In those days cycling provided those riders who knew how to suffer – of whom I was one – with the opportunity to test themselves in much longer races than today. Even on an early season race like the Tour of the Mediterranean there were still stages of 180, 20
0 and 220 kilometres. Today people would say that was crazy, insanely hard. But no one actually understands what went on. The stages were not designed to be hard in order to torture the riders, but simply so that the best guys, who had the most endurance, would end up in front. The way it all unfolded was completely different. The early part of the stage would be taken at a steady pace. Then, when a break had gone away and it was pretty much obvious that it was the winning move there was no debate about what to do. Everyone would sit up and finish the stage at 30 or 35kph. Clearly, having this kind of racing would be ‘scandalous’ today, although I can’t quite work out why.
The following tale demonstrates the relaxed approach Pascal Jules and I adopted, but also the way we would sometimes overestimate our own strength. In the first stage of that Tour of the Med, finishing in Port Leucate, along the coastal roads, Pascal said to me at the start, ‘Cool, there’s a hell of a gale out here. No one’s as good as us at riding in a crosswind, so we’ll show the guys what we can do.’ We had overlooked one minor detail: the Raleigh team were at full strength and if we were specialists at riding in sidewinds, the Dutch riders were the ones who had invented the technique.

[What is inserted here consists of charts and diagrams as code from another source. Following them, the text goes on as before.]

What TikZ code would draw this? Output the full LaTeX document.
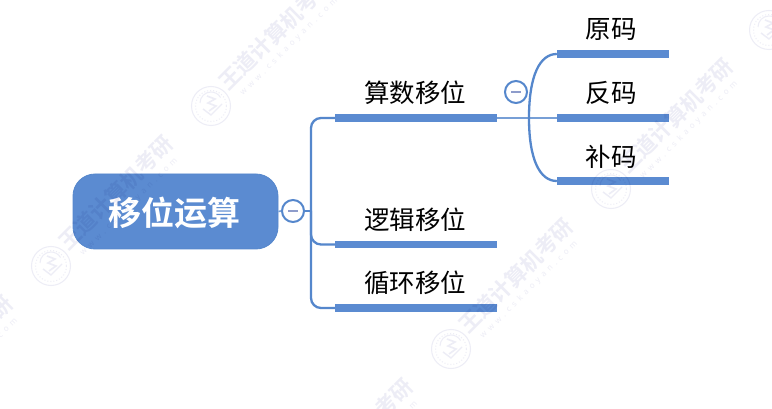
\documentclass[tikz,border=0pt]{standalone}
\usepackage{fontspec}
\setmainfont{Noto Sans CJK SC}[BoldFont={Noto Sans CJK SC Bold}]
\newfontfamily\wmlatin{Noto Sans}[LetterSpace=50]
\usetikzlibrary{calc}
\definecolor{mainblue}{HTML}{5B8BD1}
\definecolor{linkblue}{HTML}{5587CC}
\definecolor{wm}{HTML}{EDEDF6}
\definecolor{minusc}{HTML}{8E9CCB}
\tikzset{
  x=1pt,y=-1pt,
  rootbox/.style={rectangle,rounded corners=22pt,fill=mainblue,draw=linkblue,line width=0.8pt,minimum width=205pt,minimum height=75pt,inner sep=0pt},
  roottext/.style={inner sep=0pt,text=white,font=\fontsize{33}{33}\selectfont\bfseries},
  barbig/.style={rectangle,fill=mainblue,draw=none,minimum width=162pt,minimum height=7.5pt,inner sep=0pt},
  barsmall/.style={rectangle,fill=mainblue,draw=none,minimum width=112pt,minimum height=7.5pt,inner sep=0pt},
  lab/.style={inner sep=0pt,text=black,font=\fontsize{25.5}{25.5}\selectfont},
  collapser/.style={circle,draw=linkblue,line width=2pt,fill=white,minimum size=22pt,inner sep=0pt},
  link/.style={draw=linkblue,line width=2.3pt},
  linkthin/.style={draw=linkblue!80,line width=1.6pt},
  wmseal/.style={draw=wm,line width=1pt},
  wmbig/.style={text=wm,rotate=45,inner sep=0pt,font=\fontsize{21.5}{21.5}\selectfont\bfseries},
  wmsmall/.style={text=wm,rotate=45,inner sep=0pt,font=\fontsize{8}{8}\selectfont\wmlatin},
}
\newcommand{\wmark}[2]{%
  \begin{scope}[shift={(#1,#2)}]
    \draw[wmseal] (0,0) circle[radius=19.5];
    \draw[wmseal,dotted] (0,0) circle[radius=15.5];
    \draw[wmseal] (-11,-3) arc[start angle=180,end angle=330,radius=11];
    \draw[wmseal,line width=1.6pt] (-4,-10) -- (4,-7) -- (-3,-3) -- (5,0) -- (-2,5);
    \draw[wmseal,line width=1.4pt] (-8,3) -- (0,9) -- (11,-2);
    \node[wmbig] at (65,-73) {王道计算机考研};
    \node[wmsmall] at (78,-59) {www.cskaoyan.com};
  \end{scope}}
\begin{document}
\begin{tikzpicture}
\useasboundingbox (0,0) rectangle (772,409);
\fill[white] (0,0) rectangle (772,409);
% nodes
\node[rootbox] (root) at (175.5,211.5) {};
\node[roottext] (roottxt) at (174,212.5) {移位运算};
\node[collapser] (c1) at (293,211) {};
\coordinate (spine) at (311,211);
\node[barbig] (b1) at (416,118) {};
\node[barbig] (b2) at (416,244.5) {};
\node[barbig] (b3) at (416,308) {};
\node[lab] (t1) at (415,92.5) {算数移位};
\node[lab] (t2) at (415,219.5) {逻辑移位};
\node[lab] (t3) at (415,282.5) {循环移位};
\node[collapser] (c2) at (516,92) {};
\coordinate (fork) at (529,118);
\node[barsmall] (r1) at (613,54) {};
\node[barsmall] (r2) at (613,118) {};
\node[barsmall] (r3) at (613,181) {};
\node[lab] (u1) at (611,29.5) {原码};
\node[lab] (u2) at (611,92.5) {反码};
\node[lab] (u3) at (611,156.5) {补码};
% connectors
\draw[linkthin] (root.east) -- (c1.west);
\draw[link] (c1.east) -- (spine);
\draw[link,rounded corners=10pt] (b1.west) -| (spine);
\draw[link,rounded corners=10pt] (b3.west) -| (spine);
\draw[link,rounded corners=10pt] (b2.west) -| (spine);
\draw[linkthin] (b1.east) -- (r2.west);
\draw[link] (fork) .. controls (529,75) and (540,54) .. (r1.west);
\draw[link] (fork) .. controls (529,160) and (540,181) .. (r3.west);
% minus marks
\draw[minusc,line width=2.4pt] ($(c1)+(-5,0)$) -- ($(c1)+(5,0)$);
\draw[minusc,line width=2.4pt] ($(c2)+(-5,0)$) -- ($(c2)+(5,0)$);
% faint marks printed over everything
\begin{scope}[blend mode=multiply]
\wmark{51}{266}
\wmark{211}{106}
\wmark{-109}{426}
\wmark{451}{349}
\wmark{611}{189}
\wmark{769}{30}
\wmark{291}{509}
\end{scope}
\end{tikzpicture}
\end{document}
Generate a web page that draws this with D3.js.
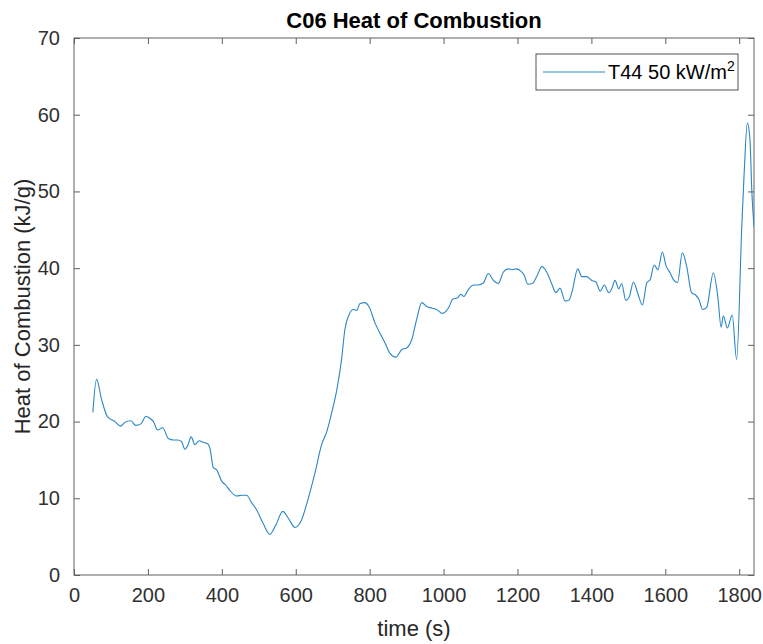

How young and carefree we were. The Raleigh team knew that a move was about to go. In the first ten kilometres, with no warning they began riding in an echelon, a perfect diagonal line from one side of the road to the other. We didn’t know it was going to happen and were too far back in the field. I said to Julot, ‘No panic, we’ll get up to them.’ Ha bloody ha. How near did we get? Thirty metres behind the first group riding diagonally across the road, then twenty metres, then at last ten metres, but that was it. I could swear we were within touching distance, about to get up to them as we’d expected. I screamed, ‘One last effort and we’re there.’ We never bridged those ten blasted metres in spite of everything we’d done, and even though we took two last massive pulls at the front. It was unbelievable. We lost twenty metres, forty metres, and then we blew completely. We were in pieces, although we weren’t the only ones. By the finish, we were twenty minutes behind. That evening, having been brought down to earth, dear Pascal and I looked at each other and guffawed. ‘Well, we’re with the big boys now.’ We were good riders, in form, but we had been blown away like novices.